Although again, the AZ case, whatever the final result, is not binding in the 8th Cir. Persuasive, but not binding. Circuits split on rulings very frequently, which often causes the USSC to finally accept the issue for their consideration.

The irony I just can't get over, which shows how politically motivated the MN suit is, Hatch and MN JOINED ND and about 20 other states about 18 months before the MN suit was filed in filing a "Friend of the Court" brief in SUPPORT of AZ in its case against the outfitters. Two-faced, no-good-for-nothin', so and so's. Chuck, I hope you had to write some big political contribution checks to pull this one off. Shame, really.

That's about all I know.


----------



## Perry Thorvig (Mar 6, 2002)

JD - Dan said it all. He is the lawyer and knows very well how these things work.


----------



## Bobm (Aug 26, 2003)

The jackass guides and the dumbasses from our ranks that hire them have made hunting "commerce" thats the real problem. I feel that state land should be managed at the discretion of the state and its residents but I also personally do think that hunting on federal lands should be by lottery with no regard to residency. Its not owned by the state.


----------



## Dan Bueide (Jul 1, 2002)

Contrary to other stuff I've seen, the article posted by DK on the HT forum seems to indicate the most-recent AZ ruling is THE (not an interim) lower court ruling upon remand from the 9th. If that's the case, the matter is pretty much resolved for hoofs, with a low fixed cap in 9th circuit states.

There were some nuances to the case relating to certain AZ statutes about the sale of animal parts that could produce different results in other 9th Cir. states, and I'm sure even some 9th Cir. states with formats similar but slightly different than AZ will not change until successfully sued, but it would seem the CC has now officially successfully reared its ugly head in the context of hunting for the first time.

Chalk one up for the Safari Club International types of the world.
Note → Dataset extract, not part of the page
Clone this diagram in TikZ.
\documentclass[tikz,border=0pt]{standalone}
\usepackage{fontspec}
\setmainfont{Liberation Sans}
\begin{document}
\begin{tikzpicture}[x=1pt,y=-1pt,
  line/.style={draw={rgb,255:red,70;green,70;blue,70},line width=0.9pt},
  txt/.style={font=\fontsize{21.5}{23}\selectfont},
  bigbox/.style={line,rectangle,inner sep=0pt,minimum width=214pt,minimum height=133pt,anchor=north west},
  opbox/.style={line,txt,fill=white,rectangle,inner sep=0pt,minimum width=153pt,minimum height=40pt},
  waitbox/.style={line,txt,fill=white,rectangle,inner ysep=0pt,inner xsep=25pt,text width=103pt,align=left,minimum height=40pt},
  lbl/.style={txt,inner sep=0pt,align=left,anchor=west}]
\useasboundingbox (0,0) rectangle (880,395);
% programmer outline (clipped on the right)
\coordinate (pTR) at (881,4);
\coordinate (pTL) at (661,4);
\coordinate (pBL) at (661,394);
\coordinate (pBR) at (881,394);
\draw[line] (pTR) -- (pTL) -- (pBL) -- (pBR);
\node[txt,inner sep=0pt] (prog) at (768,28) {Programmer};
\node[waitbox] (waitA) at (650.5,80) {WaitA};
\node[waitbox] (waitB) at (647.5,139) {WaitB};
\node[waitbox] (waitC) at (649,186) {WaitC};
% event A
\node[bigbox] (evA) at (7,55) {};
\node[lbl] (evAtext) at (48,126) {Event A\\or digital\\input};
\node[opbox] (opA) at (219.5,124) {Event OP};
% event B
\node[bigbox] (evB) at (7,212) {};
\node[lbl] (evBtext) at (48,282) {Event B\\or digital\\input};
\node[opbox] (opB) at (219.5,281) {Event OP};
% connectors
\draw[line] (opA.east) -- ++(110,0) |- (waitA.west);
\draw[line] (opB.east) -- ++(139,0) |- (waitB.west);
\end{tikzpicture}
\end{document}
Congratulations, you just officially successfully screwed the little guy who does all of his hunting at home. These morons are exactly the last ones who should be entitled to enjoy a sunset on some wooded ridge line - probably don't appreciate it anyways.
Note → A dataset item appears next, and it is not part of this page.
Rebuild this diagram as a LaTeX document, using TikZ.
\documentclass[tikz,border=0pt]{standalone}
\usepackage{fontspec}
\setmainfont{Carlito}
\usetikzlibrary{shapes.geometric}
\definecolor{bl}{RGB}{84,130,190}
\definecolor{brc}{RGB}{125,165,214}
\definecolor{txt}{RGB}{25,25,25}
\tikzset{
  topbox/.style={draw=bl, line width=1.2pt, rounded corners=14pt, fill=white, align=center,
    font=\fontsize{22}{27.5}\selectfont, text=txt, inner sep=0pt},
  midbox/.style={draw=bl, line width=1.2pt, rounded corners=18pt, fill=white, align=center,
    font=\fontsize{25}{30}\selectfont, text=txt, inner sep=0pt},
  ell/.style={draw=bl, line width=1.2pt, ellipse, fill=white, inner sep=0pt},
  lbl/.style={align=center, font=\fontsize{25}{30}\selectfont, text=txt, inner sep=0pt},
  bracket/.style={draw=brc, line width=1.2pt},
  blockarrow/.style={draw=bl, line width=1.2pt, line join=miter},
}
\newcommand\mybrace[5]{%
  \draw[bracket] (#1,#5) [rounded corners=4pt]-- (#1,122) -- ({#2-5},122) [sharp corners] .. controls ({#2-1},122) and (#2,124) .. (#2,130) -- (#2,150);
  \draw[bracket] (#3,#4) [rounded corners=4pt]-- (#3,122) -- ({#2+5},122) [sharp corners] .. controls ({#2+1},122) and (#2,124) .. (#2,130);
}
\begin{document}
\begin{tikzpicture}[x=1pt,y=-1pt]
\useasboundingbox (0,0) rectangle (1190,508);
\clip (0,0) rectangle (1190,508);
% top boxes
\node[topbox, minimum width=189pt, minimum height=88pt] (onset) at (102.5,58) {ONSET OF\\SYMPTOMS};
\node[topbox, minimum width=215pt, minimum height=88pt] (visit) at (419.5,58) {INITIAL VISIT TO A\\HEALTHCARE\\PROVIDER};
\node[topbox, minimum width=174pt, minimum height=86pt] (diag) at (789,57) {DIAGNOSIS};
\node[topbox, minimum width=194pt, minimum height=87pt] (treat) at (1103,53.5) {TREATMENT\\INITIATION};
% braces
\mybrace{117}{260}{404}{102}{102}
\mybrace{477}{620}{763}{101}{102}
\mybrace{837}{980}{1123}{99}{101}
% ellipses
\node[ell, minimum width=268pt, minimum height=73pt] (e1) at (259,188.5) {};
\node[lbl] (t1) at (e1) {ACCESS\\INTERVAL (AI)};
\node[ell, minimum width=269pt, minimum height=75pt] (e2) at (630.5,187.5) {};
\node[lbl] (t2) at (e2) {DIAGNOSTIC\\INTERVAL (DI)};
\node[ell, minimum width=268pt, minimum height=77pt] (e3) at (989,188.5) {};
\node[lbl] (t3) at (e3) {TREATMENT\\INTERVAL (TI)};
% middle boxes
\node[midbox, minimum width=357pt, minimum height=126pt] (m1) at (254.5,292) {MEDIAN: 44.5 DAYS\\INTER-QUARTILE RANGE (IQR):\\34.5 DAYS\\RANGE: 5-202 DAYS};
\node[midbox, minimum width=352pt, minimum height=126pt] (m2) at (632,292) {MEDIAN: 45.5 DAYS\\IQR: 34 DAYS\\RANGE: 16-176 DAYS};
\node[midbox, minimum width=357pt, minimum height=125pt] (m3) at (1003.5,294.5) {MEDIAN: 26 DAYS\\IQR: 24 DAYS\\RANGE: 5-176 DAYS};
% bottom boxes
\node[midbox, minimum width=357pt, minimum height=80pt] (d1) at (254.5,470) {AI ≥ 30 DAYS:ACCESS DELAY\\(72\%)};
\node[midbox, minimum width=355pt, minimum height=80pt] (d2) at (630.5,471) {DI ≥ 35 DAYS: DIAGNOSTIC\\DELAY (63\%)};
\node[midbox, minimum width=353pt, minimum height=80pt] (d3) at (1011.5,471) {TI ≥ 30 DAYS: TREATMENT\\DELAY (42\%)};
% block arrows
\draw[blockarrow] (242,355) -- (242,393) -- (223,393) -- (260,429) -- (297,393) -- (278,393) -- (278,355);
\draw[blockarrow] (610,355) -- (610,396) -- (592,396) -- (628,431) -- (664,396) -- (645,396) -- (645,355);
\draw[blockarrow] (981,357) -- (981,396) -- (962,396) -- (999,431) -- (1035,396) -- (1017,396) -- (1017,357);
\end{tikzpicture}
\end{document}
Let's hope the 9th's highest over-turn rate among the circuits eventually comes to bear on this one too.


----------



## jd mn/nd (Apr 8, 2004)

Dan Thanks for the info in regards to both cases. If you are a lawyer why is it then that MN and ND could not possibly subrogate the lawsuit to fit the majority of the populas's both NR's and Res. save thousands of dollars and apply the monies to a land program that could benefit both wildlife and sportmen of all kinds? Can you possibly imagine the chunk of land that could be purchased with all of that money? Also is the lawsuit going to effect this falls hunting or will things remain the same as last year for now? I have been tring to find info in regards to the impact of the lawsuit on upcoming hunting seasons. Also I am curious as to some of the farmers and ranchers in the northern part of the state feel about NR's and what kind of reception we can anticipate apon our arrival this fall? As I have stated in other forums my father and have hunted in ND for over 26 years consecutively and over half of my family is from ND I have spoken with my cousins in Harvey, Mercer, and Selfridge, as well friends in Towner, Minot, & Bismark and have yet to have any of them tell me that they thought we would have a problem with hunting this fall. Granted they do not know everyone in ND nor how they feel about NR hunters, hence the reason that I am trying to get a better feel for how things are this year. Any info anyone could provide would be greatly appreciated. :huh:


----------



## Matt Jones (Mar 6, 2002)

I don't think this lawsuit will do anything for the MN-ND lawsuit...since MN signed that petition, along with many states, siding with AZ when this first came out. I bet Hatch wishes he could go back and take his signature off that, I bet he would love to use this for his case. Seems kind hypocritical now...wait, better make that Extremely Hypocritical.


----------